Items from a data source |

· · · · · · ·

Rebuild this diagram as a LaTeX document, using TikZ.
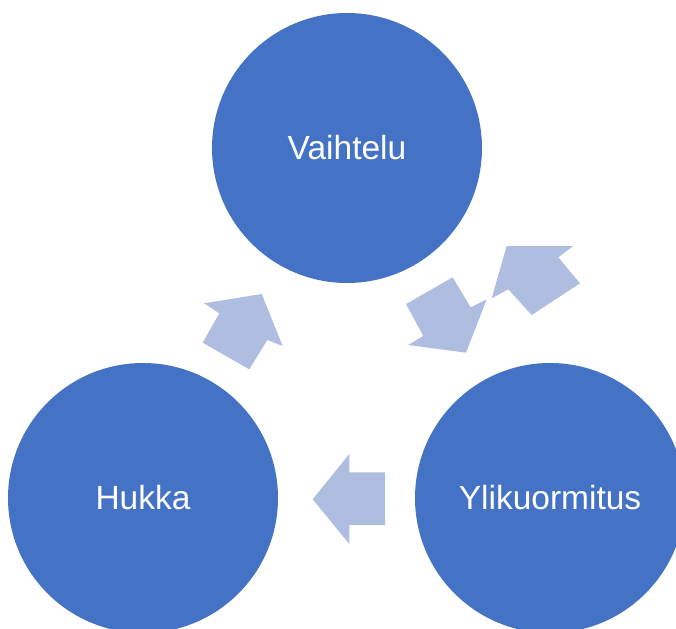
\documentclass[tikz,border=0pt]{standalone}
\usepackage{fontspec}
\setmainfont{Liberation Sans}
\definecolor{circblue}{HTML}{4472C4}
\definecolor{arrowblue}{HTML}{AFBDE0}
\begin{document}
\begin{tikzpicture}[x=1pt,y=-1pt,
  bigcircle/.style={circle,fill=circblue,draw=none,minimum size=270pt,inner sep=0pt,text=white,font=\fontsize{33.5}{38}\selectfont},
  blockarrow/.style={fill=arrowblue,draw=none}]
\useasboundingbox (0,0) rectangle (676,628);
\clip (0,0) rectangle (676,628);
\node[bigcircle] (top) at (347,148) {Vaihtelu};
\node[bigcircle] (left) at (143,498) {Hukka};
\node[bigcircle] (right) at (550,498) {Ylikuormitus};
% arrow left -> top
\fill[blockarrow] (261.7,294) -- (282.7,346) -- (267.3,340) -- (249.3,369.3) -- (202.7,342.7) -- (219.3,313.3) -- (204,303.3) -- cycle;
% arrow top -> right
\fill[blockarrow] (466,352.7) -- (408.3,345) -- (423.3,336) -- (406,304) -- (452.7,277.3) -- (470.7,307.3) -- (486.7,299.3) -- cycle;
% arrow right -> top
\fill[blockarrow] (506.7,246) -- (573.3,246) -- (558.3,257.3) -- (580,283.3) -- (531.7,315) -- (508.3,289.3) -- (491.7,298.3) -- cycle;
% arrow right -> left
\fill[blockarrow] (312.7,499.3) -- (349.3,454) -- (349.3,472.3) -- (385,472.3) -- (385,525) -- (349.3,525) -- (349.3,544) -- cycle;
\end{tikzpicture}
\end{document}
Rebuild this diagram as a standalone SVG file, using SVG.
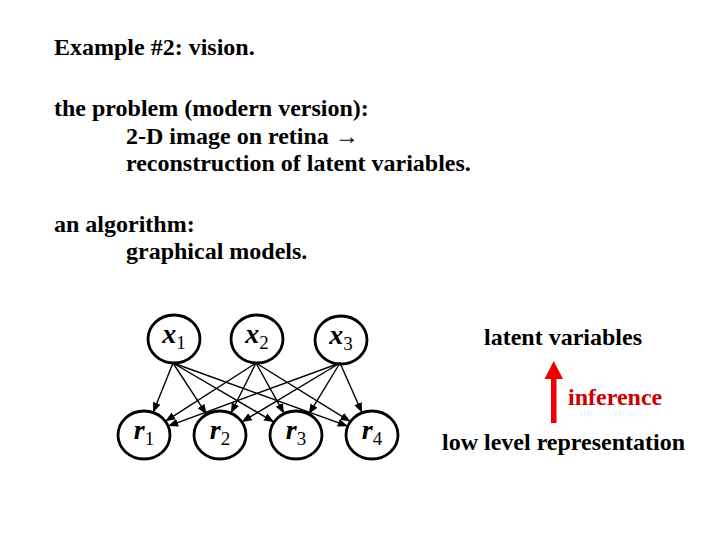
<svg xmlns="http://www.w3.org/2000/svg" width="720" height="540" viewBox="0 0 720 540">
<style>
.t{font-family:"Liberation Serif","Times New Roman",serif;font-weight:bold;font-size:24px;fill:#000}
.red{fill:#cc0000}
.node{fill:none;stroke:#000;stroke-width:2.8}
.lbl{font-family:"Liberation Serif","Times New Roman",serif;font-size:28px;fill:#000;text-anchor:middle}
.v{font-style:italic;font-weight:bold}
.sub{font-size:19px}
.edge{stroke:#000;stroke-width:1.4;fill:none;marker-end:url(#ah)}
</style>
<defs>
<marker id="ah" markerUnits="userSpaceOnUse" markerWidth="11" markerHeight="9" refX="10" refY="4.5" orient="auto">
<path d="M0,0.5 L10,4.5 L0,8.5 z" fill="#000"/>
</marker>
</defs>
<rect width="720" height="540" fill="#fff"/>
<g id="text">
<text class="t" x="54" y="55">Example #2: vision.</text>
<text class="t" x="54" y="116">the problem (modern version):</text>
<text class="t" x="126" y="144">2-D image on retina →</text>
<text class="t" x="126" y="171">reconstruction of latent variables.</text>
<text class="t" x="54" y="232">an algorithm:</text>
<text class="t" x="126" y="259">graphical models.</text>
<text class="t" x="484" y="345">latent variables</text>
<text class="t red" x="568" y="405">inference</text>
<text class="t" x="442" y="450">low level representation</text>
</g>
<g id="inference-arrow">
<rect x="551" y="378" width="5.5" height="45" fill="#ee0000"/>
<polygon points="553.7,361 544.5,379 563,379" fill="#ee0000"/>
</g>
<g id="connectors">
<line class="edge" x1="173" y1="363" x2="153.1" y2="412.5"/>
<line class="edge" x1="173" y1="363" x2="206.6" y2="414.4"/>
<line class="edge" x1="173" y1="363" x2="274.0" y2="422.1"/>
<line class="edge" x1="173" y1="363" x2="347.8" y2="426.2"/>
<line class="edge" x1="256" y1="363" x2="165.3" y2="421.3"/>
<line class="edge" x1="256" y1="363" x2="230.9" y2="413.2"/>
<line class="edge" x1="256" y1="363" x2="284.1" y2="413.6"/>
<line class="edge" x1="256" y1="363" x2="350.4" y2="421.6"/>
<line class="edge" x1="340" y1="363" x2="168.2" y2="426.1"/>
<line class="edge" x1="340" y1="363" x2="241.8" y2="421.9"/>
<line class="edge" x1="340" y1="363" x2="308.8" y2="414.1"/>
<line class="edge" x1="340" y1="363" x2="362.1" y2="412.8"/>
</g>
<g id="x1"><ellipse class="node" cx="174" cy="339" rx="26" ry="24"/><text class="lbl" x="174" y="343"><tspan class="v">x</tspan><tspan class="sub" dy="6">1</tspan></text></g>
<g id="x2"><ellipse class="node" cx="257" cy="339" rx="26" ry="24"/><text class="lbl" x="257" y="343"><tspan class="v">x</tspan><tspan class="sub" dy="6">2</tspan></text></g>
<g id="x3"><ellipse class="node" cx="341" cy="340" rx="26" ry="24"/><text class="lbl" x="341" y="344"><tspan class="v">x</tspan><tspan class="sub" dy="6">3</tspan></text></g>
<g id="r1"><ellipse class="node" cx="144" cy="435" rx="26" ry="24"/><text class="lbl" x="144" y="439"><tspan class="v">r</tspan><tspan class="sub" dy="6">1</tspan></text></g>
<g id="r2"><ellipse class="node" cx="220" cy="435" rx="26" ry="24"/><text class="lbl" x="220" y="439"><tspan class="v">r</tspan><tspan class="sub" dy="6">2</tspan></text></g>
<g id="r3"><ellipse class="node" cx="296" cy="435" rx="26" ry="24"/><text class="lbl" x="296" y="439"><tspan class="v">r</tspan><tspan class="sub" dy="6">3</tspan></text></g>
<g id="r4"><ellipse class="node" cx="372" cy="435" rx="26" ry="24"/><text class="lbl" x="372" y="439"><tspan class="v">r</tspan><tspan class="sub" dy="6">4</tspan></text></g>
</svg>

· · · · · · ·

Write the full listing out again with every line unchanged, but include no pictures.

Rebuild this diagram as a LaTeX document, using TikZ.
\documentclass[tikz,border=0pt]{standalone}
\usepackage{fontspec}
\setmainfont{Liberation Sans}
\definecolor{circblue}{HTML}{4472C4}
\definecolor{arrowblue}{HTML}{AFBDE0}
\begin{document}
\begin{tikzpicture}[x=1pt,y=-1pt,
  bigcircle/.style={circle,fill=circblue,draw=none,minimum size=270pt,inner sep=0pt,text=white,font=\fontsize{33.5}{38}\selectfont},
  blockarrow/.style={fill=arrowblue,draw=none}]
\useasboundingbox (0,0) rectangle (676,628);
\clip (0,0) rectangle (676,628);
\node[bigcircle] (top) at (347,148) {Vaihtelu};
\node[bigcircle] (left) at (143,498) {Hukka};
\node[bigcircle] (right) at (550,498) {Ylikuormitus};
% arrow left -> top
\fill[blockarrow] (261.7,294) -- (282.7,346) -- (267.3,340) -- (249.3,369.3) -- (202.7,342.7) -- (219.3,313.3) -- (204,303.3) -- cycle;
% arrow top -> right
\fill[blockarrow] (466,352.7) -- (408.3,345) -- (423.3,336) -- (406,304) -- (452.7,277.3) -- (470.7,307.3) -- (486.7,299.3) -- cycle;
% arrow right -> top
\fill[blockarrow] (506.7,246) -- (573.3,246) -- (558.3,257.3) -- (580,283.3) -- (531.7,315) -- (508.3,289.3) -- (491.7,298.3) -- cycle;
% arrow right -> left
\fill[blockarrow] (312.7,499.3) -- (349.3,454) -- (349.3,472.3) -- (385,472.3) -- (385,525) -- (349.3,525) -- (349.3,544) -- cycle;
\end{tikzpicture}
\end{document}
Rebuild this diagram as a standalone SVG file, using SVG.
<svg xmlns="http://www.w3.org/2000/svg" width="720" height="540" viewBox="0 0 720 540">
<style>
.t{font-family:"Liberation Serif","Times New Roman",serif;font-weight:bold;font-size:24px;fill:#000}
.red{fill:#cc0000}
.node{fill:none;stroke:#000;stroke-width:2.8}
.lbl{font-family:"Liberation Serif","Times New Roman",serif;font-size:28px;fill:#000;text-anchor:middle}
.v{font-style:italic;font-weight:bold}
.sub{font-size:19px}
.edge{stroke:#000;stroke-width:1.4;fill:none;marker-end:url(#ah)}
</style>
<defs>
<marker id="ah" markerUnits="userSpaceOnUse" markerWidth="11" markerHeight="9" refX="10" refY="4.5" orient="auto">
<path d="M0,0.5 L10,4.5 L0,8.5 z" fill="#000"/>
</marker>
</defs>
<rect width="720" height="540" fill="#fff"/>
<g id="text">
<text class="t" x="54" y="55">Example #2: vision.</text>
<text class="t" x="54" y="116">the problem (modern version):</text>
<text class="t" x="126" y="144">2-D image on retina →</text>
<text class="t" x="126" y="171">reconstruction of latent variables.</text>
<text class="t" x="54" y="232">an algorithm:</text>
<text class="t" x="126" y="259">graphical models.</text>
<text class="t" x="484" y="345">latent variables</text>
<text class="t red" x="568" y="405">inference</text>
<text class="t" x="442" y="450">low level representation</text>
</g>
<g id="inference-arrow">
<rect x="551" y="378" width="5.5" height="45" fill="#ee0000"/>
<polygon points="553.7,361 544.5,379 563,379" fill="#ee0000"/>
</g>
<g id="connectors">
<line class="edge" x1="173" y1="363" x2="153.1" y2="412.5"/>
<line class="edge" x1="173" y1="363" x2="206.6" y2="414.4"/>
<line class="edge" x1="173" y1="363" x2="274.0" y2="422.1"/>
<line class="edge" x1="173" y1="363" x2="347.8" y2="426.2"/>
<line class="edge" x1="256" y1="363" x2="165.3" y2="421.3"/>
<line class="edge" x1="256" y1="363" x2="230.9" y2="413.2"/>
<line class="edge" x1="256" y1="363" x2="284.1" y2="413.6"/>
<line class="edge" x1="256" y1="363" x2="350.4" y2="421.6"/>
<line class="edge" x1="340" y1="363" x2="168.2" y2="426.1"/>
<line class="edge" x1="340" y1="363" x2="241.8" y2="421.9"/>
<line class="edge" x1="340" y1="363" x2="308.8" y2="414.1"/>
<line class="edge" x1="340" y1="363" x2="362.1" y2="412.8"/>
</g>
<g id="x1"><ellipse class="node" cx="174" cy="339" rx="26" ry="24"/><text class="lbl" x="174" y="343"><tspan class="v">x</tspan><tspan class="sub" dy="6">1</tspan></text></g>
<g id="x2"><ellipse class="node" cx="257" cy="339" rx="26" ry="24"/><text class="lbl" x="257" y="343"><tspan class="v">x</tspan><tspan class="sub" dy="6">2</tspan></text></g>
<g id="x3"><ellipse class="node" cx="341" cy="340" rx="26" ry="24"/><text class="lbl" x="341" y="344"><tspan class="v">x</tspan><tspan class="sub" dy="6">3</tspan></text></g>
<g id="r1"><ellipse class="node" cx="144" cy="435" rx="26" ry="24"/><text class="lbl" x="144" y="439"><tspan class="v">r</tspan><tspan class="sub" dy="6">1</tspan></text></g>
<g id="r2"><ellipse class="node" cx="220" cy="435" rx="26" ry="24"/><text class="lbl" x="220" y="439"><tspan class="v">r</tspan><tspan class="sub" dy="6">2</tspan></text></g>
<g id="r3"><ellipse class="node" cx="296" cy="435" rx="26" ry="24"/><text class="lbl" x="296" y="439"><tspan class="v">r</tspan><tspan class="sub" dy="6">3</tspan></text></g>
<g id="r4"><ellipse class="node" cx="372" cy="435" rx="26" ry="24"/><text class="lbl" x="372" y="439"><tspan class="v">r</tspan><tspan class="sub" dy="6">4</tspan></text></g>
</svg>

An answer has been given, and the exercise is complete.